What about the growth of human potential and freedom? Or the growth of forests? Why not measure growth by how well we clean up our pollution and make peace with other living beings on this beautiful planet?
A discussion about my last post with my friend Sarah ventured into permaculture, a term coined by Bill Mollison and defined as “a philosophy of working with, rather than against nature; of protracted and thoughtful observation rather than protracted and thoughtless labor; and of looking at plants and animals in all their functions, rather than treating any area as a single product system.”
Sarah and I turned to permaculture for drawing analogies between the aliveness of dirt and the aliveness of human peace. I see action-oriented nonviolence as the tilling of social soils—it churns up impurities in support of societal growth. Sarah made her own analogy:
If it’s calm [the soil], then there is no life. But peace is different than calm and involves balance and struggle. Not the fighting kind of struggle, but the striving kind of struggle. And to many, a calm plot of land (weedless, organized, and one-dimensional) looks more appealing than a balanced or truly peaceful plot of land (weedy, wild, and layered)—until they try to get any use out of it.
Permaculture recognizes life as a co-creation whereby no single life form can make it on its own. The current economic system asks us to believe that, somehow, humans are an exception. As John Seed, an Australian environmental activist and founder of the Rainforest Information Centre, writes in his essay “The Religion of Economics”:
[S]uch things as air, water, soil, and life itself are judged worthless while social fictions such as money are considered real and essential to human experience. This is a “miracle” of breathtaking power compared to which the parting of waters, or turning water into wine pale into insignificance.

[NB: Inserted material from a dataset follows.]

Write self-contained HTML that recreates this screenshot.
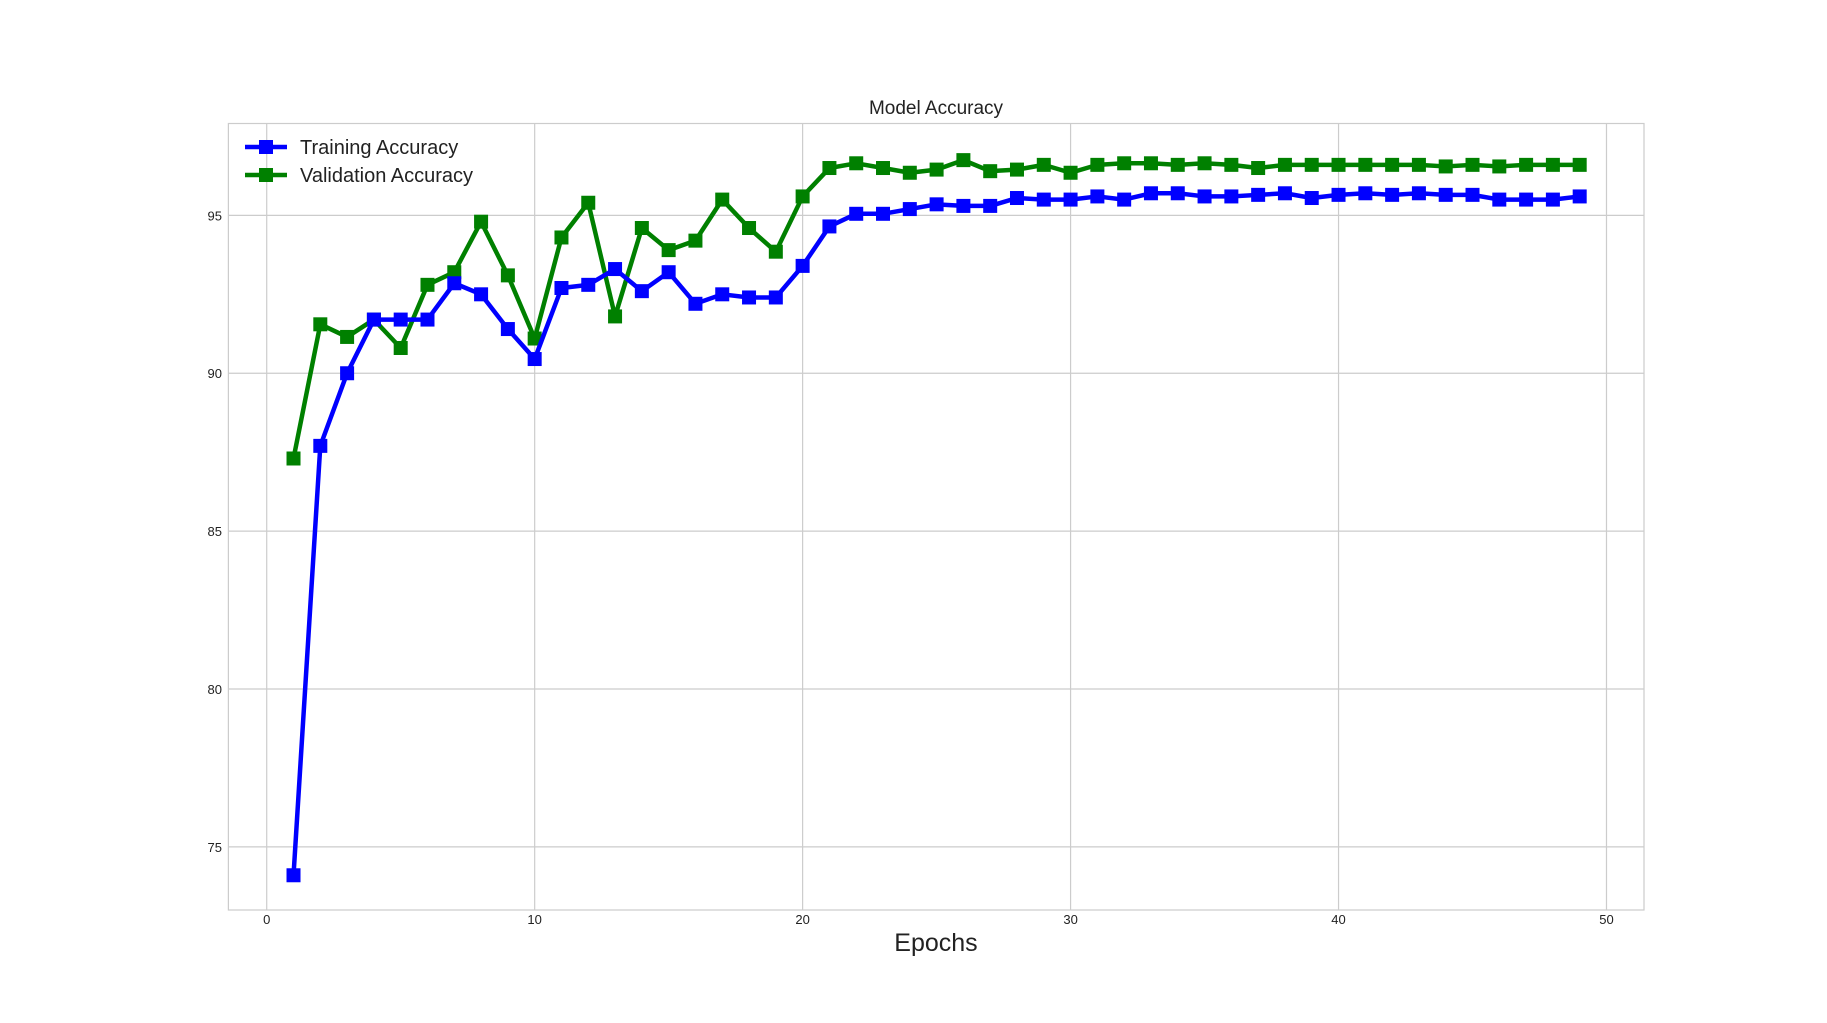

Seed’s comparison resonates with me. In Metta Center’s course on nonviolence, we frequently talk about the roles of religion in nonviolent history. There’s a lot of unnecessary suffering in the world, and much of it revolves around economic religiosity. We are the creators of economic religion, and we can eliminate our faith in it at any time—the world won’t end. And no one will burn us at the stake for saying so.